I, in contrast, get a hunted look and started counting steps to
the emergency exits. My good friend, married just a month before
I was, is at the same stage. But he has defused the issue by buying
a lovely pedigree golden retriever called Ruff. I still have to
rely on the glazed eyes and sudden deafness that I use to ward off
everything from "We need to vacuum the carpet" to "Let's
talk about the future".
You'd
think that agreeing to attend a baby-naming ceremony is like offering
to do the grocery shopping in a Tikrit market, but it actually makes
little difference. My wife's infant-detecting skills are military
issue. We'll be sitting at restaurant and she'll suddenly say, "Oh
isn't that baby cute!"
I'll
look around and see no human young whatsoever in the vicinity, upon
which she'll point out of the restaurant window, through the branches
of the fern outside, across the parking lot, round the pillars and
down the corridor of the next building where there'll be the faint
dot that, to my eyes, could be a baby, could be a blue swaddled
poodle.
And
of course, what comes next is some form of the question: "Would
you like one of those?". My stock answers feature anything
from belligerence ("What's wrong with a dog?") to frantic
misdirection ("Oh look! A cloud!") to abject pretend stupidity
("A blue baby blanket? What would I want a blue baby blanket
for?")
If
my best friend is around, we usually start making horrible jokes
that involve, variously, free labour, barbecues and child-powered
vacuum cleaners. But the more cruel the jokes, the wider the indulgent
smiles on the wives' faces. They both know that the bluster completely
fails to hide two future overindulgent fathers. For all our reticence,
my friend and I are pretty clear about what sort of children we
want, and boys aren't on the list. After all, we were boys once
(and, most of the time, still are) and so we know first-hand just
what horrors they can be. My friend is far more vociferous than
I am, because he had a sister and was able to make many direct comparisons.
One
of his favourite examples is how his idea of "quality time"

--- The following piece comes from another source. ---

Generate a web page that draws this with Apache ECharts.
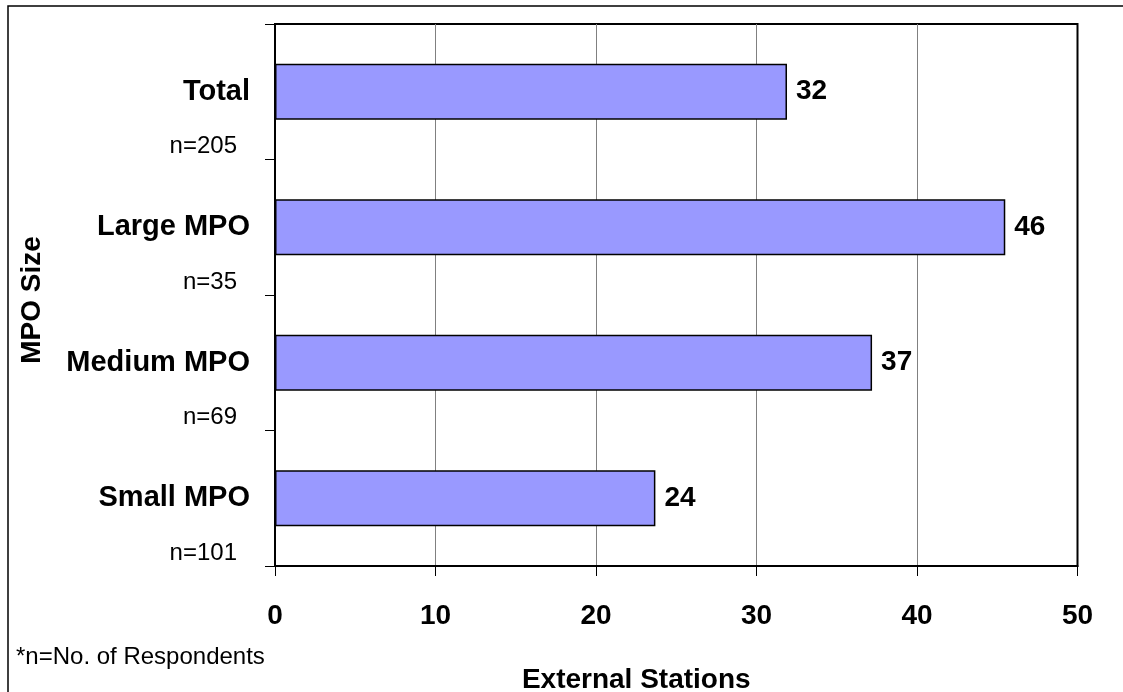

at home with the parents was simply being under the same roof. It
didn't matter that he was closeted in his room with Chris Rea blaring
all evening, and that he emerged only to answer questions in grunts
over dinner. His sister, by contrast, considered quality time to
be regaling the parents with stories of her day, watching television
with them and continuing the happy conversation over dinner. My
poor parents, with two boys in the house, had no-one to balance
this out. (Please feel free to be outraged by the gratuitous generalisations
- I'd love to hear that there's a chance in case my prayers aren't
answered.)
But
after just two minutes of conversation on these lines, either my
friend or I will say, "Why on earth are we talking about children?"
and we'll quickly start to arm-wrestle or barbecue a leg of lamb
or install a turbo-charger in the nearest car.
Of
course, none of this bravado fools the wives. If we're brutally
honest, it doesn't fool the husbands either. Boys try very hard
to be boys, but don't always succeed.